Seberapa serius hukum Indonesia memandang tindakan pemalsuan dokumen?
Konflik tudingan ijazah palsu milik Presiden ke-7 RI Joko Widodo oleh beberapa oknum hingga saat ini sepertinya belum memiliki titik terang. Terlepas dari benar atau tidaknya tudingan tersebut, isu ini membuka ruang diskusi yang lebih besar tentang maraknya pemalsuan ijazah dan lemahnya verifikasi dokumen di Indonesia.
Dalam beberapa tahun terakhir, isu pemalsuan dokumen seperti ijazah dan sertifikat keahlian kembali mencuat ke permukaan. Tak hanya menyeret nama-nama publik figur, praktik ini juga sering ditemukan dalam proses rekrutmen, bahkan pencalonan pejabat. Sayangnya, masih banyak orang yang menganggap hal ini sepele padahal konsekuensinya bisa sangat serius lho.
Banyak yang menganggap pemalsuan dokumen sebagai pelanggaran ringan. Padahal, dari sisi hukum pidana, tindakan ini dapat berujung pada pidana penjara hingga enam tahun. Praktik seperti ini bukan hanya mencoreng integritas, tapi juga berisiko tinggi secara hukum. Kejadian ini menjadi pengingat bahwa pemalsuan dokumen bukan sekadar pelanggaran administratif, tetapi bisa berdampak besar terhadap kepercayaan publik dan integritas sistem hukum kita
Sebelum membahas hukuman pidana bagi pelaku pemalsuan, mari kita sama-sama pahami dulu mengenai pengertian dari pemalsuan dokumen.
Pemalsuan surat/dokumen adalah tindakan membuat atau mengubah suatu dokumen seolah-olah sah dan benar, padahal isinya palsu atau tidak sesuai fakta. Tujuannya bisa bermacam-macam, bisa untuk mendapatkan pekerjaan, menaikkan status sosial, mengikuti seleksi tertentu, atau bahkan hanya untuk mendapatkan kepercayaan orang lain. Tidak hanya ijazah pendidikan dan sertifikat keahlian saja yang kerap dipalsukan, tetapi dokumen lainnya seperti surat izin praktik, surat pengalaman kerja, bahkan identitas diri seperti KTP atau akta lahir juga kerap dipalsukan.

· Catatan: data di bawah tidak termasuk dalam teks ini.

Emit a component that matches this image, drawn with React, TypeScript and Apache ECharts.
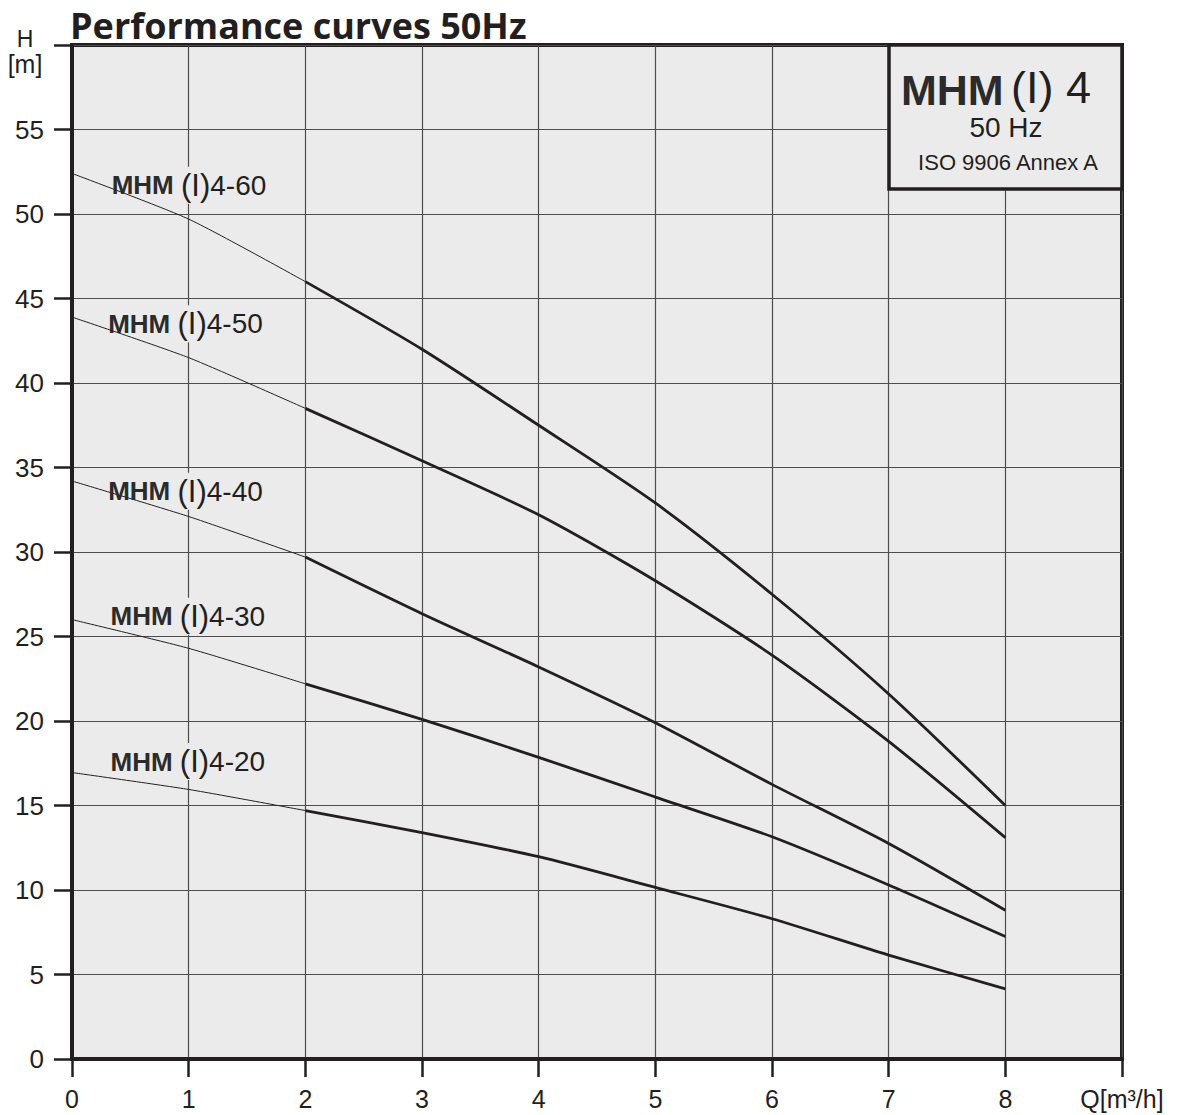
import React, { useEffect, useRef } from "react";
import * as echarts from "echarts";

// Flow Q [m3/h]
const Q_THIN = [0, 1, 2];
const Q_THICK = [2, 3, 4, 5, 6, 7, 8];

// Head H [m] per model: thin part (0..2) and thick operating part (2..8)
const H60_THIN = [52.4, 49.7, 46.0];
const H60_THICK = [46.0, 42.0, 37.5, 32.9, 27.5, 21.6, 15.0];
const H50_THIN = [43.9, 41.5, 38.5];
const H50_THICK = [38.5, 35.4, 32.2, 28.3, 23.9, 18.8, 13.1];
const H40_THIN = [34.2, 32.1, 29.7];
const H40_THICK = [29.7, 26.35, 23.2, 19.9, 16.25, 12.75, 8.8];
const H30_THIN = [26.0, 24.3, 22.2];
const H30_THICK = [22.2, 20.1, 17.85, 15.5, 13.15, 10.3, 7.25];
const H20_THIN = [16.95, 15.95, 14.7];
const H20_THICK = [14.7, 13.4, 11.97, 10.15, 8.3, 6.15, 4.15];

const MODELS = ["4-60", "4-50", "4-40", "4-30", "4-20"];
const THIN = [H60_THIN, H50_THIN, H40_THIN, H30_THIN, H20_THIN];
const THICK = [H60_THICK, H50_THICK, H40_THICK, H30_THICK, H20_THICK];
// label anchors in data units [Q, H]
const LABEL_AT: number[][] = [
  [0.34, 51.7],
  [0.31, 43.5],
  [0.31, 33.6],
  [0.33, 26.2],
  [0.33, 17.6],
];

const X_TICKS_MAX = 9;
const Y_MAX = 60;

const INK = "#231f20";
const FONT = "Liberation Sans";

export default function App() {
  const ref = useRef<HTMLDivElement>(null);
  useEffect(() => {
    if (!ref.current) return;
    const chart = echarts.init(ref.current, null, { renderer: "svg" });
    const series: any[] = [];
    MODELS.forEach((m, i) => {
      series.push({
        name: m + "-thin",
        type: "line",
        data: Q_THIN.map((q, k) => [q, THIN[i][k]]),
        symbol: "none",
        smooth: 0.2,
        silent: true,
        lineStyle: { color: INK, width: 1 },
        z: 5,
      });
      series.push({
        name: m,
        type: "line",
        data: Q_THICK.map((q, k) => [q, THICK[i][k]]),
        symbol: "none",
        smooth: 0.25,
        silent: true,
        lineStyle: { color: INK, width: 2.8 },
        z: 5,
      });
    });
    const option: any = {
      animation: false,
      backgroundColor: "#ffffff",
      textStyle: { fontFamily: FONT },
      grid: {
        left: 72,
        right: 72,
        top: 45,
        bottom: 56,
        show: true,
        backgroundColor: "#ebebeb",
        borderColor: INK,
        borderWidth: 4,
      },
      xAxis: {
        type: "value",
        min: 0,
        max: X_TICKS_MAX,
        interval: 1,
        axisLine: { show: true, onZero: false, lineStyle: { color: INK, width: 4 } },
        axisTick: { show: true, length: 18, lineStyle: { color: INK, width: 2.5 } },
        axisLabel: {
          fontSize: 25,
          color: INK,
          margin: 27,
          fontFamily: FONT,
          formatter: (v: number) => (v === X_TICKS_MAX ? "Q[m³/h]" : String(v)),
        },
        splitLine: { show: true, lineStyle: { color: "#4d4d4d", width: 1.2 } },
      },
      yAxis: {
        type: "value",
        min: 0,
        max: Y_MAX,
        interval: 5,
        axisLine: { show: true, onZero: false, lineStyle: { color: INK, width: 4 } },
        axisTick: { show: true, length: 18, lineStyle: { color: INK, width: 2.5 } },
        axisLabel: {
          fontSize: 26,
          color: INK,
          margin: 28,
          fontFamily: FONT,
          formatter: (v: number) => (v === Y_MAX ? "" : String(v)),
        },
        splitLine: { show: true, lineStyle: { color: "#4d4d4d", width: 1.2 } },
      },
      series,
    };
    chart.setOption(option);

    const labels = MODELS.map((m, i) => {
      const p = chart.convertToPixel({ gridIndex: 0 }, LABEL_AT[i]) as number[];
      return {
        type: "text",
        x: p[0],
        y: p[1],
        z: 100,
        style: {
          text: "{b|MHM} {p|(I)}{r|" + m + "}",
          verticalAlign: "middle",
          align: "left",
          fontFamily: FONT,
          fontSize: 26,
          rich: {
            b: { fontFamily: FONT, fontWeight: "bold", fontSize: 26, fill: "#2b2b2b" },
            p: {
              fontFamily: FONT,
              fontSize: 31,
              fill: INK,
              backgroundColor: "#ebebeb",
              padding: [3, 0],
            },
            r: { fontFamily: FONT, fontSize: 28, fill: INK },
          },
        },
      };
    });

    chart.setOption({
      graphic: [
        {
          type: "text",
          x: 70,
          y: 25,
          z: 100,
          style: {
            text: "Performance curves 50Hz",
            fontFamily: "Open Sans",
            fontWeight: "bold",
            fontSize: 36,
            fill: INK,
            verticalAlign: "middle",
          },
        },
        {
          type: "text",
          x: 25,
          y: 39,
          z: 100,
          style: { text: "H", fontFamily: FONT, fontSize: 23, fill: INK, align: "center", verticalAlign: "middle" },
        },
        {
          type: "text",
          x: 25,
          y: 64,
          z: 100,
          style: { text: "[m]", fontFamily: FONT, fontSize: 25, fill: INK, align: "center", verticalAlign: "middle" },
        },
        {
          type: "rect",
          z: 90,
          shape: { x: 889, y: 45, width: 233, height: 144 },
          style: { fill: "#ebebeb", stroke: INK, lineWidth: 3.5 },
        },
        {
          type: "text",
          x: 901,
          y: 90,
          z: 100,
          style: { text: "MHM", fontFamily: FONT, fontWeight: "bold", fontSize: 43, fill: "#2b2b2b", verticalAlign: "middle" },
        },
        {
          type: "text",
          x: 1011,
          y: 87,
          z: 100,
          style: { text: "(I) 4", fontFamily: FONT, fontSize: 45, fill: INK, verticalAlign: "middle" },
        },
        {
          type: "text",
          x: 1006,
          y: 127,
          z: 100,
          style: { text: "50 Hz", fontFamily: FONT, fontSize: 28, fill: INK, align: "center", verticalAlign: "middle" },
        },
        {
          type: "text",
          x: 1008,
          y: 162,
          z: 100,
          style: { text: "ISO 9906 Annex A", fontFamily: FONT, fontSize: 22, fill: INK, align: "center", verticalAlign: "middle" },
        },
        ...labels,
      ],
    });
    return () => chart.dispose();
  }, []);
  return (
    <div
      ref={ref}
      style={{ position: "fixed", left: 0, top: 0, width: 1194, height: 1115 }}
    />
  );
}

- Berdasarkan KUHP Pasal 263, secara garis besar menjelaskan seseorang yang dengan sengaja memalsukan surat demi mendapat keuntungan dengan maksud untuk digunakan seolah-olah isinya benar, bisa diancam dengan pidana penjara maksimal 6 tahun.

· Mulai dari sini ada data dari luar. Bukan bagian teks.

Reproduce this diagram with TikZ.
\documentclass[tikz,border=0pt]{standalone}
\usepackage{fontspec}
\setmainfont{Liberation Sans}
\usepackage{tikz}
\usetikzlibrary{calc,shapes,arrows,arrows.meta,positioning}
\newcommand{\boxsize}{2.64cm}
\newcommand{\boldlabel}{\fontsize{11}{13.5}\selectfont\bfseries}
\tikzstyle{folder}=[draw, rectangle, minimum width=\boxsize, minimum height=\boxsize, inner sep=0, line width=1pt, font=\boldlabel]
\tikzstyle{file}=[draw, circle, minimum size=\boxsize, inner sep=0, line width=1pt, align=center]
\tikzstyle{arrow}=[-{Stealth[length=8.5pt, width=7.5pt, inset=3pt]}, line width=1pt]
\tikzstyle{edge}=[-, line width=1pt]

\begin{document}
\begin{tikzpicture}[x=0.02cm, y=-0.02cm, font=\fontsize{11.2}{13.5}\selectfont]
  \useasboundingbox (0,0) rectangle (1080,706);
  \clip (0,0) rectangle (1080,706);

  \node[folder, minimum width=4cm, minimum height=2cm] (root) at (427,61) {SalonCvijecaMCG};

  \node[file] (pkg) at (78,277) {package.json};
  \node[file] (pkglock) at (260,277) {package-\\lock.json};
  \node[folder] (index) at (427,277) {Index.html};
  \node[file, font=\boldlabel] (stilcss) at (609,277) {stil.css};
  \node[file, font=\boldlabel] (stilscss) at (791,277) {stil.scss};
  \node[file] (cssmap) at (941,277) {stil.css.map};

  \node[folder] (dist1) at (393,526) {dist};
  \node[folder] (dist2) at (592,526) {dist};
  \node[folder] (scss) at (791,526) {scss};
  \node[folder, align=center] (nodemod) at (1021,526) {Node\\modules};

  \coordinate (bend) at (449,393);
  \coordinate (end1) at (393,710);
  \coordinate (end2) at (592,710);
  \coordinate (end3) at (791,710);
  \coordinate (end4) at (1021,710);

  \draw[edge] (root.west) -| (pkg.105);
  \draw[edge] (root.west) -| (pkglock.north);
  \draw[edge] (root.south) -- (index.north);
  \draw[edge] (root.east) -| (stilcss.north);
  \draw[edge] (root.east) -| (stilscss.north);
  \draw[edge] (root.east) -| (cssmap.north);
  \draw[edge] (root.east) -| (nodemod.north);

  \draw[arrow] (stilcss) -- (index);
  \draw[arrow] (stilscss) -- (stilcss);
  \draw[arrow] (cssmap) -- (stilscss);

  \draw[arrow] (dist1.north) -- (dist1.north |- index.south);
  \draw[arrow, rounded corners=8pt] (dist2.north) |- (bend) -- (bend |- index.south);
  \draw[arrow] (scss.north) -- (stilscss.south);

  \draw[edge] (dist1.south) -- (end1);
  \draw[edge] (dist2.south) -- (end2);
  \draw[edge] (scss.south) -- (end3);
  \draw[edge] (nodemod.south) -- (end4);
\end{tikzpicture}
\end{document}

- Sedangkan berdasarkan UU No. 20 Tahun 2003 tentang Sistem Pendidikan Nasional, Pasal 69 ayat (1), menjelaskan bagi yang secara sadar dengan sengaja menggunakan ijazah, sertifikat kompetensi, gelar akademik gelar profesi atau bahkan vokasi yang palsu, bisa dikenakan pidana penjara paling lama 5 tahun dan/atau denda paling banyak Rp 500.000.000 (lima ratus juta).
Perlu diperhatikan, tidak semua kasus bisa langsung diproses pidana. Hukum pidana memerlukan unsur niat dan penggunaan. Misalnya, sekadar menyimpan ijazah palsu di rumah tanpa pernah menggunakannya bisa jadi tidak diproses, kecuali ada indikasi akan digunakan untuk menipu.
Selain itu, hukum pidana juga mengenal masa daluwarsa (kedaluwarsa). Untuk kasus pemalsuan dokumen, umumnya daluwarsa terjadi 12 tahun sejak perbuatan dilakukan. Namun jika dokumen palsu masih terus digunakan, waktu ini bisa dihitung dari penggunaan terakhir.
Dapat disimpulkan bahwa pemalsuan dokumen adalah tindakan yang sangat serius. Bukan hanya melanggar etika dan merusak kepercayaan masyarakat, tetapi juga termasuk dalam tindak pidana yang dapat dikenai hukuman berat. Sebagai masyarakat yang ingin membangun sistem yang jujur dan adil, penting bagi kita untuk menolak segala bentuk manipulasi administratif dan mendukung proses hukum yang adil terhadap pelanggar.